Columna


La imagen

AUGUSTO BELTRÁN PAREJA

11 de marzo de 2017 12:00 AM

Cada quien tiene una idea de sí mismo muy distinta a la que proyecta. Su manejo, a veces, lo extremamos para caer en un infierno cómico de pedantería y vanidad.  

Nos impresiona cómo la gente olvida sus defectos y limitaciones, y llega a pretensiones que llaman a burla o lástima. Si nos demoramos en descubrir ignorantes que posan de sabios, y tontos que presumen de listos, hay otras degradaciones absurdas que a simple vista se comprueban. Sucede con feos que se creen hermosos, pequeños que se sueñan gigantes, gordos que ignoran su pesada figura, y viejos que se sienten muchachos. Todos esos inútiles intentos de modificar la realidad pueden servir de ayuda para pervivir con factores adversos, pero propician el ridículo.

Casi todos los mortales vivimos en función de ser mejor de lo que somos. La peor vaina es que si no lo logramos, nos lo creemos. El culto a la imagen llega a una arrogancia estúpida que se llama vanidad. Nos persigue desde los versos del Eclesiastés, y genera el más lucrativo negocio: trajes, tratamientos, masajes, pastillas y cremas milagrosas. Los billones que mueve este negocio en el mundo, supera lo que gastamos en las áreas fundamentales.          

En otras épocas las damas usaron pelucas, afeites y extravagante vestuario. Nuestras abuelas aborígenes en la época precolombina recurrieron a pinturas de achiote las pobres y al oro en polvo las poderosas.

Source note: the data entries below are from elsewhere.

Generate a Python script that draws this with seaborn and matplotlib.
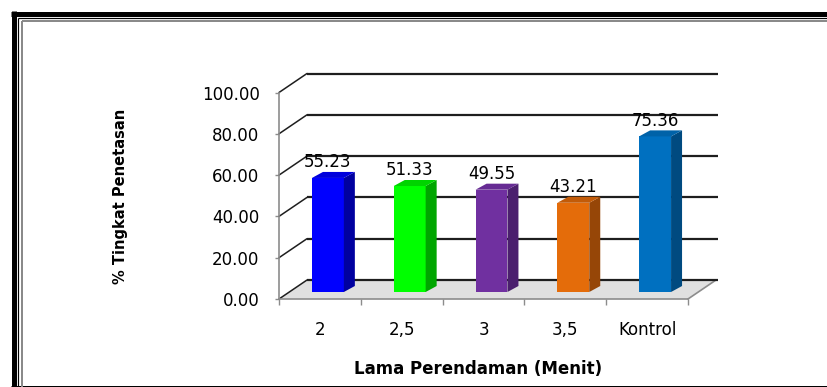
import numpy as np
import pandas as pd
import matplotlib
matplotlib.use("Agg")
import matplotlib.pyplot as plt
import matplotlib.transforms as mtransforms
from matplotlib.patches import Polygon
from matplotlib.lines import Line2D
import seaborn as sns

# ---- data -------------------------------------------------------------
categories = ["2", "2,5", "3", "3,5", "Kontrol"]
hatch_rate = [55.23, 51.33, 49.55, 43.21, 75.36]
y_ticks = [0, 20, 40, 60, 80, 100]

front_colors = ["#0000FF", "#00FF00", "#7030A0", "#E46C0A", "#0070C0"]
top_colors = ["#0000DC", "#00D400", "#662B93", "#C25B08", "#0062A8"]
side_colors = ["#0000A0", "#00A600", "#4B1F6E", "#964607", "#004A80"]

# ---- figure geometry (pixels) ----------------------------------------
DPI = 100
W, H = 827, 387
sns.set_style("white")
plt.rcParams["font.family"] = ["DejaVu Sans"]
plt.rcParams["text.color"] = "black"
plt.rcParams["axes.labelcolor"] = "black"
plt.rcParams["xtick.labelcolor"] = "black"
plt.rcParams["ytick.labelcolor"] = "black"

fig = plt.figure(figsize=(W / DPI, H / DPI), dpi=DPI)
fig.patch.set_facecolor("white")

# front plane of the pseudo-3D box
x0_px, y0_px = 279, 299
w_px, h_px = 409, 206.5
ax = fig.add_axes([x0_px / W, (H - y0_px) / H, w_px / W, h_px / H])
ax.set_facecolor("none")

cat_per_px = 5 / w_px
val_per_px = 100 / h_px

# depth offsets (pixels, right / up)
bar_dx, bar_dy = 8, 7        # bar front faces sit a little behind the front edge
wall_dx, wall_dy = 28, 19    # back wall
depth_dx, depth_dy = 11, 6   # thickness of each bar

bar_tr = ax.transData + mtransforms.ScaledTranslation(
    bar_dx / DPI, bar_dy / DPI, fig.dpi_scale_trans)

# ---- bars --------------------------------------------------------------
df = pd.DataFrame({"Lama": categories, "Tingkat": hatch_rate})
sns.barplot(data=df, x="Lama", y="Tingkat", hue="Lama", palette=front_colors,
            width=0.39, saturation=1, linewidth=0, legend=False, ax=ax,
            zorder=4)

ddx = depth_dx * cat_per_px
ddy = depth_dy * val_per_px
for patch, top_c, side_c in zip(ax.patches, top_colors, side_colors):
    patch.set_transform(bar_tr)
    patch.set_clip_on(False)
    x = patch.get_x()
    w = patch.get_width()
    h = patch.get_height()
    side = Polygon([(x + w, 0), (x + w, h), (x + w + ddx, h + ddy), (x + w + ddx, ddy)],
                   closed=True, facecolor=side_c, edgecolor="none",
                   transform=bar_tr, clip_on=False, zorder=4)
    top = Polygon([(x, h), (x + w, h), (x + w + ddx, h + ddy), (x + ddx, h + ddy)],
                  closed=True, facecolor=top_c, edgecolor="none",
                  transform=bar_tr, clip_on=False, zorder=4)
    ax.add_patch(side)
    ax.add_patch(top)
    ax.text(x + w / 2, h + 5.1, f"{h:.2f}", transform=bar_tr, ha="center",
            va="baseline", fontsize=12, color="black", zorder=5)

# ---- floor and walls ---------------------------------------------------
bx = wall_dx * cat_per_px
by = wall_dy * val_per_px
floor = Polygon([(-0.5, 0), (4.5, 0), (4.5 + bx, by), (-0.5 + bx, by)], closed=True,
                facecolor="#E0E0E0", edgecolor="none", clip_on=False, zorder=1)
ax.add_patch(floor)
ax.plot([4.5, 4.5 + bx], [0, by], color="#8C8C8C", lw=1.2, clip_on=False, zorder=2)

for v in y_ticks:
    ax.plot([-0.5 + bx, 4.5 + bx + 0.02], [v + by, v + by], color="#1E1E1E",
            lw=1.6, clip_on=False, zorder=2, solid_capstyle="butt")
    ax.plot([-0.5, -0.5 + bx], [v, v + by], color="#1E1E1E", lw=1.1,
            clip_on=False, zorder=2)

# ---- axes --------------------------------------------------------------
ax.set_xlim(-0.5, 4.5)
ax.set_ylim(0, 100)
for s in ["top", "right"]:
    ax.spines[s].set_visible(False)
for s in ["left", "bottom"]:
    ax.spines[s].set_color("#8C8C8C")
    ax.spines[s].set_linewidth(1.2)
    ax.spines[s].set_zorder(3)

ax.set_yticks(y_ticks)
ax.set_yticklabels([f"{v:.2f}" for v in y_ticks])
ax.tick_params(axis="y", direction="out", length=3, width=1, color="#8C8C8C",
               pad=11, labelsize=12, labelcolor="black", left=True)

ax.set_xticks(np.arange(-0.5, 5, 1))
ax.set_xticklabels([])
ax.set_xticks(range(len(categories)), minor=True)
ax.set_xticklabels(categories, minor=True)
ax.tick_params(axis="x", which="major", direction="out", length=4, width=1,
               color="#8C8C8C", bottom=True)
ax.tick_params(axis="x", which="minor", length=0, pad=16, labelsize=12,
               labelcolor="black")

ax.set_xlabel("Lama Perendaman (Menit)", fontsize=12, fontweight="bold",
              color="black")
ax.xaxis.set_label_coords((478 - x0_px) / w_px, (y0_px - 360) / h_px)
ax.set_ylabel("% Tingkat Penetasan", fontsize=10.5, fontweight="bold",
              va="center", color="black")
ax.yaxis.set_label_coords((121 - x0_px) / w_px, (y0_px - 196) / h_px)

# ---- page frame ----------------------------------------------------------
def frame_line(xs, ys, color, lw_px):
    fig.add_artist(Line2D([x / W for x in xs], [1 - y / H for y in ys],
                          transform=fig.transFigure, color=color,
                          lw=lw_px * 72 / DPI, solid_capstyle="butt"))

frame_line([13.5, 13.5], [11, H], "black", 5)
frame_line([11, W], [13.5, 13.5], "black", 5)
frame_line([11, W], [386.5, 386.5], "black", 3)
frame_line([18, 18], [17.5, H], "black", 1.2)
frame_line([18, W], [18, 18], "black", 1.2)
frame_line([21.5, 21.5], [20.5, H], "#8A8A8A", 2)
frame_line([21.5, W], [20.5, 20.5], "#8A8A8A", 2)

fig.savefig("out.png", dpi=DPI)
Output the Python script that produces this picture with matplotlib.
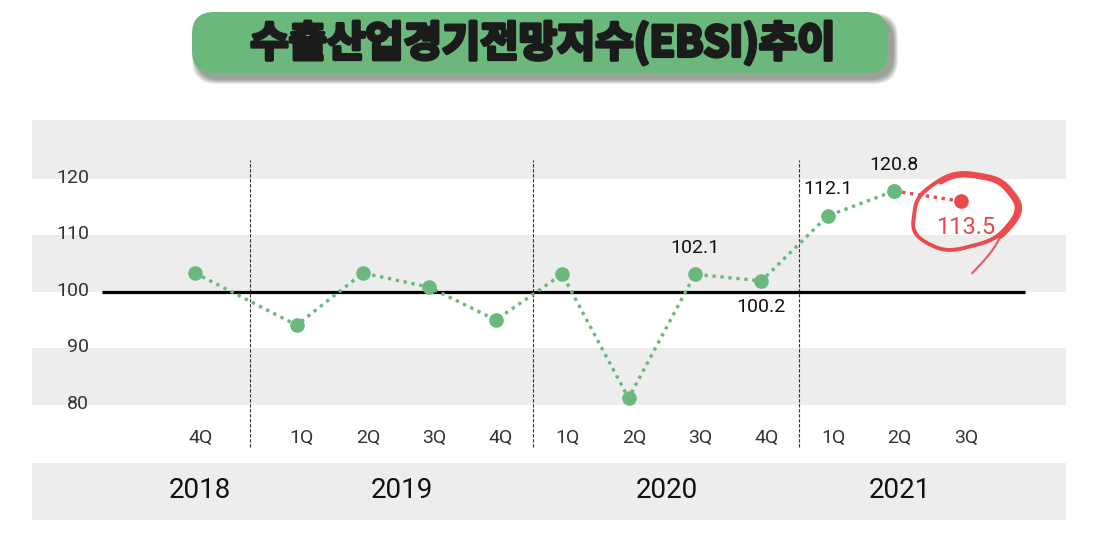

El viejo Esquilo concluyó que: “La mayor parte de los hombres prefieren parecer que ser”. Idiotas presumiendo ser geniales, y la arrogancia de cobardes que roncan coraje seguirá hasta el fin de los siglos. Pero los espejos debieran sacar a muchos de una obsesión tonta con su imagen, para evitar ese vergonzoso narcisismo de pacotilla.

Las fotos, nos hacen caer en la realidad. Que viejo está fulano, mira las arrugas de sutana. Pero, cuando somos nosotros: que mal salí en la foto. El problema no es nuestro, sino de la fotografía.   

Otro suceso corriente es el que se produce cuando se aproxima una cámara fotográfica: la gente se acomoda, busca el perfil que más le conviene, hace una inspiración para reducir el abdomen y esbozar la más forzada sonrisa.

Ahora nos llenaron los espacios con espejos. Ese recurso para aparentar mayor tamaño de un recinto, así como para incrementar su claridad. Aunque también ha servido para descubrir todos los estragos que la edad está produciendo. Pero hay un ridículo especial cuando conversamos con alguien que tiene un espejo enfrente. Impresiona la postura que asume, las muecas que hace mirándolo. Una cantidad de gestos disparatados que dan lástima.

Pero si los espejos son momentáneos, los retratos perduran. Hasta el más descomplicado de los mortales, lo primero que hace cuando ve una foto es buscarse y ver como quedó. La peor vaina es que nadie queda conforme.